> **What is being asked**
Copy each line below exactly and leave the pictures out.

> **Data extract**

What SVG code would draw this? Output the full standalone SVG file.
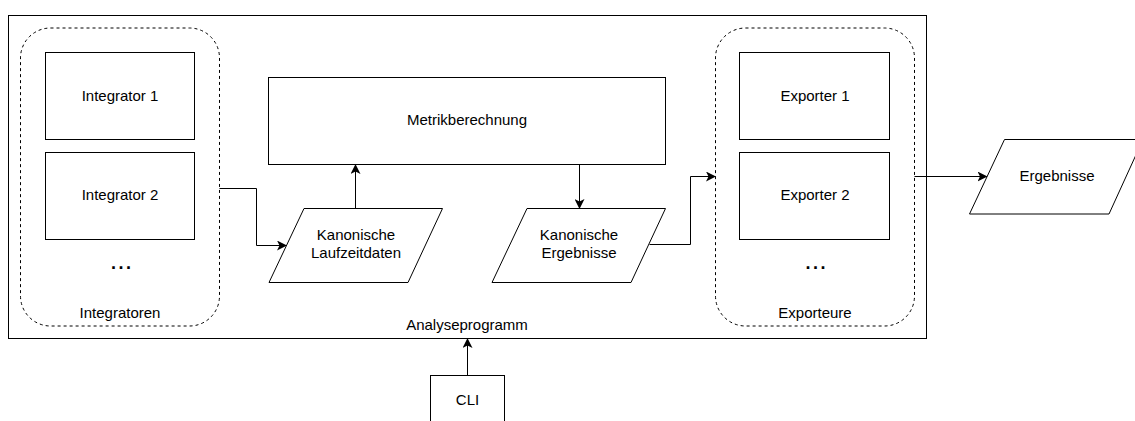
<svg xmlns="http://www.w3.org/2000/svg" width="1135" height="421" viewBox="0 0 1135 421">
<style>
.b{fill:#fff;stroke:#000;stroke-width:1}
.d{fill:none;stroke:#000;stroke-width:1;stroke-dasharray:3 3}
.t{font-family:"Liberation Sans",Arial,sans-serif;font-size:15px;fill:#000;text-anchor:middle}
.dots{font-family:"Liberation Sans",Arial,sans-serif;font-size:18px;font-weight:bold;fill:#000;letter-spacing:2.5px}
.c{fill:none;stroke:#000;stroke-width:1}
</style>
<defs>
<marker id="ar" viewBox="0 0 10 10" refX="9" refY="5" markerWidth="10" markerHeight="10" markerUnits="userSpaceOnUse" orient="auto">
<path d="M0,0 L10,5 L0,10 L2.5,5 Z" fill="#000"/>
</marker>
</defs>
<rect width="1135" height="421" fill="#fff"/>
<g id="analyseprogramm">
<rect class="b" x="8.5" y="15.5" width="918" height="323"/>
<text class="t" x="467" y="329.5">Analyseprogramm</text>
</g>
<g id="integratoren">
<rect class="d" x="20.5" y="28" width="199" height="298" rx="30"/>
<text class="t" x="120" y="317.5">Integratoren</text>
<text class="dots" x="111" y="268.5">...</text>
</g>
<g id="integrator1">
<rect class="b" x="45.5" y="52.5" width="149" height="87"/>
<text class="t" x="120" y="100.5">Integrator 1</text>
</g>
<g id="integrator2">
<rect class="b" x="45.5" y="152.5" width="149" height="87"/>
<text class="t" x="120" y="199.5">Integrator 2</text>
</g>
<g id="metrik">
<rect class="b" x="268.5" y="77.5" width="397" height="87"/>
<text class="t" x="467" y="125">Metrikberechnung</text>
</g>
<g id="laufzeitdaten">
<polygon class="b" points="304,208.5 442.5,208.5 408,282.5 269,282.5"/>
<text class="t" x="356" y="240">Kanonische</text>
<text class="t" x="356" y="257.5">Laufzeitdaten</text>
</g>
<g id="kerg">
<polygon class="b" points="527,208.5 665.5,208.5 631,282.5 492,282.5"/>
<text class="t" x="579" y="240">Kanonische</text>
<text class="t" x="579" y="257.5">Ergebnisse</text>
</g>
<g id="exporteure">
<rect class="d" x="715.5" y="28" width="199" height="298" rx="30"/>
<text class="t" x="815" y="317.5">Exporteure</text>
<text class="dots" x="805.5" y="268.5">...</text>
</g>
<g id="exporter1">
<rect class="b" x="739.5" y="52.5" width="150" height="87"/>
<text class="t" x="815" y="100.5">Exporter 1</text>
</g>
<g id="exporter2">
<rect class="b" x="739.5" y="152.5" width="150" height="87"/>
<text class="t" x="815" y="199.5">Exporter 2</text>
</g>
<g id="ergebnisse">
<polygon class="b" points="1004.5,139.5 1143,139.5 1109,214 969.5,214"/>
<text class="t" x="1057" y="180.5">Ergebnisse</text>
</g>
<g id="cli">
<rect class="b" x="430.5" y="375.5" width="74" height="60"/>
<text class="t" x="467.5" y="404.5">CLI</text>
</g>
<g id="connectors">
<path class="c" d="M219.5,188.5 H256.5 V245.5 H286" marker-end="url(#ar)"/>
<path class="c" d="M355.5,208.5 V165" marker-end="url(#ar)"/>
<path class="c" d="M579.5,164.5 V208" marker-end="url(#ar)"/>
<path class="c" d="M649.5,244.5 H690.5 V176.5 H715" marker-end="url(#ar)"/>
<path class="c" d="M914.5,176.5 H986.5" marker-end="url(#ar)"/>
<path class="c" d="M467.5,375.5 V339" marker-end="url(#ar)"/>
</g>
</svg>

> **Task result**
What SVG code would draw this? Output the full standalone SVG file.
<svg xmlns="http://www.w3.org/2000/svg" width="1135" height="421" viewBox="0 0 1135 421">
<style>
.b{fill:#fff;stroke:#000;stroke-width:1}
.d{fill:none;stroke:#000;stroke-width:1;stroke-dasharray:3 3}
.t{font-family:"Liberation Sans",Arial,sans-serif;font-size:15px;fill:#000;text-anchor:middle}
.dots{font-family:"Liberation Sans",Arial,sans-serif;font-size:18px;font-weight:bold;fill:#000;letter-spacing:2.5px}
.c{fill:none;stroke:#000;stroke-width:1}
</style>
<defs>
<marker id="ar" viewBox="0 0 10 10" refX="9" refY="5" markerWidth="10" markerHeight="10" markerUnits="userSpaceOnUse" orient="auto">
<path d="M0,0 L10,5 L0,10 L2.5,5 Z" fill="#000"/>
</marker>
</defs>
<rect width="1135" height="421" fill="#fff"/>
<g id="analyseprogramm">
<rect class="b" x="8.5" y="15.5" width="918" height="323"/>
<text class="t" x="467" y="329.5">Analyseprogramm</text>
</g>
<g id="integratoren">
<rect class="d" x="20.5" y="28" width="199" height="298" rx="30"/>
<text class="t" x="120" y="317.5">Integratoren</text>
<text class="dots" x="111" y="268.5">...</text>
</g>
<g id="integrator1">
<rect class="b" x="45.5" y="52.5" width="149" height="87"/>
<text class="t" x="120" y="100.5">Integrator 1</text>
</g>
<g id="integrator2">
<rect class="b" x="45.5" y="152.5" width="149" height="87"/>
<text class="t" x="120" y="199.5">Integrator 2</text>
</g>
<g id="metrik">
<rect class="b" x="268.5" y="77.5" width="397" height="87"/>
<text class="t" x="467" y="125">Metrikberechnung</text>
</g>
<g id="laufzeitdaten">
<polygon class="b" points="304,208.5 442.5,208.5 408,282.5 269,282.5"/>
<text class="t" x="356" y="240">Kanonische</text>
<text class="t" x="356" y="257.5">Laufzeitdaten</text>
</g>
<g id="kerg">
<polygon class="b" points="527,208.5 665.5,208.5 631,282.5 492,282.5"/>
<text class="t" x="579" y="240">Kanonische</text>
<text class="t" x="579" y="257.5">Ergebnisse</text>
</g>
<g id="exporteure">
<rect class="d" x="715.5" y="28" width="199" height="298" rx="30"/>
<text class="t" x="815" y="317.5">Exporteure</text>
<text class="dots" x="805.5" y="268.5">...</text>
</g>
<g id="exporter1">
<rect class="b" x="739.5" y="52.5" width="150" height="87"/>
<text class="t" x="815" y="100.5">Exporter 1</text>
</g>
<g id="exporter2">
<rect class="b" x="739.5" y="152.5" width="150" height="87"/>
<text class="t" x="815" y="199.5">Exporter 2</text>
</g>
<g id="ergebnisse">
<polygon class="b" points="1004.5,139.5 1143,139.5 1109,214 969.5,214"/>
<text class="t" x="1057" y="180.5">Ergebnisse</text>
</g>
<g id="cli">
<rect class="b" x="430.5" y="375.5" width="74" height="60"/>
<text class="t" x="467.5" y="404.5">CLI</text>
</g>
<g id="connectors">
<path class="c" d="M219.5,188.5 H256.5 V245.5 H286" marker-end="url(#ar)"/>
<path class="c" d="M355.5,208.5 V165" marker-end="url(#ar)"/>
<path class="c" d="M579.5,164.5 V208" marker-end="url(#ar)"/>
<path class="c" d="M649.5,244.5 H690.5 V176.5 H715" marker-end="url(#ar)"/>
<path class="c" d="M914.5,176.5 H986.5" marker-end="url(#ar)"/>
<path class="c" d="M467.5,375.5 V339" marker-end="url(#ar)"/>
</g>
</svg>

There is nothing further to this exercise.